Money is often the biggest issue in an Arizona divorce. While many financial issues during and after a divorce are temporary, you might worry about how a divorce will impact your retirement.
Specifically, will you need to share half of your retirement with your ex-spouse? Or even worse, will you lose your retirement altogether?
The answer to these questions depends on your situation. However, most divorces do not involve a spouse losing everything in their retirement accounts.
Community and separate property
Arizona is a community property state when it comes to divorce. This means that property acquired by you and your spouse during marriage is considered jointly owned or “community” property.
The law requires community property to be divided equitably, or fairly, in a divorce. Although this does not necessarily mean equally, an equal split is often assumed to be fair.
Separate property generally does not need to be divided with your spouse. Separate property is property acquired before marriage, gifts or inheritances that did not mix with community property.
For most divorcing couples, retirement accounts are going to be community property. Even if you held your retirement account prior to getting married, any increase in the value of the account during your marriage is community property.
Additionally, if you withdrew any funds from a separate retirement account to pay for something marital, such as a down payment on a house or a vacation with your spouse, your retirement account could now be considered community property.
Options for splitting retirement accounts
You do not always need to part with your retirement account because you are getting divorced. Remember that the goal is a fair split. This can be accomplished in various ways.
If you and your spouse both hold retirement accounts of relatively equal value, you can agree that each of you keep your own account.
The situation becomes more complicated if you have a retirement account but your spouse does not or has one with little value. You might need to give your spouse a portion of your account to achieve a fair split.
An equitable split does mean each particular asset must be equally divided. It is an overall equitable split. If you cannot bear the thought of parting with any of your hard-earned retirement savings, consider giving up another asset, such as a home, in exchange for keeping your retirement account.

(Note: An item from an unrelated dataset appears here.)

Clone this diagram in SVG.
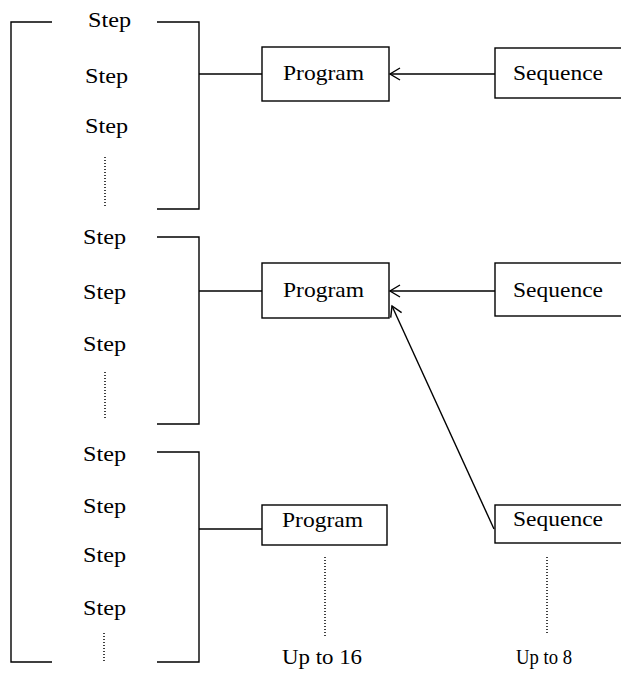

When your equitable division involves splitting retirement accounts, pay extremely careful attention to the rules of your retirement plan. Each plan has different rules and regulations that are specific to that plan.
Qualified domestic relations orders
Retirement accounts are typically divided by a qualified domestic relations order (“QDRO”). This is a special document used specifically for dividing retirement accounts.
QDRO’s must be carefully drafted to ensure all rules and requirements are met. The purpose of a QDRO is to allow funds to be transferred out of a retirement account and avoid the usual tax penalties associated with a withdrawal.
This means a mistake in QDRO drafting could cost you. If your property division settlement or order requires you to divide your retirement account with your spouse, contact your plan’s administrator as soon as you can and obtain a copy of the QDRO requirements.
QDRO’s are typically drafted by a professional. They are not usually filed with the court.
Divorce is likely to negatively affect your finances, at least temporarily. But you should not walk away financially devasted. You deserve a fair outcome as the law allows, which includes being able to continue planning for your retirement.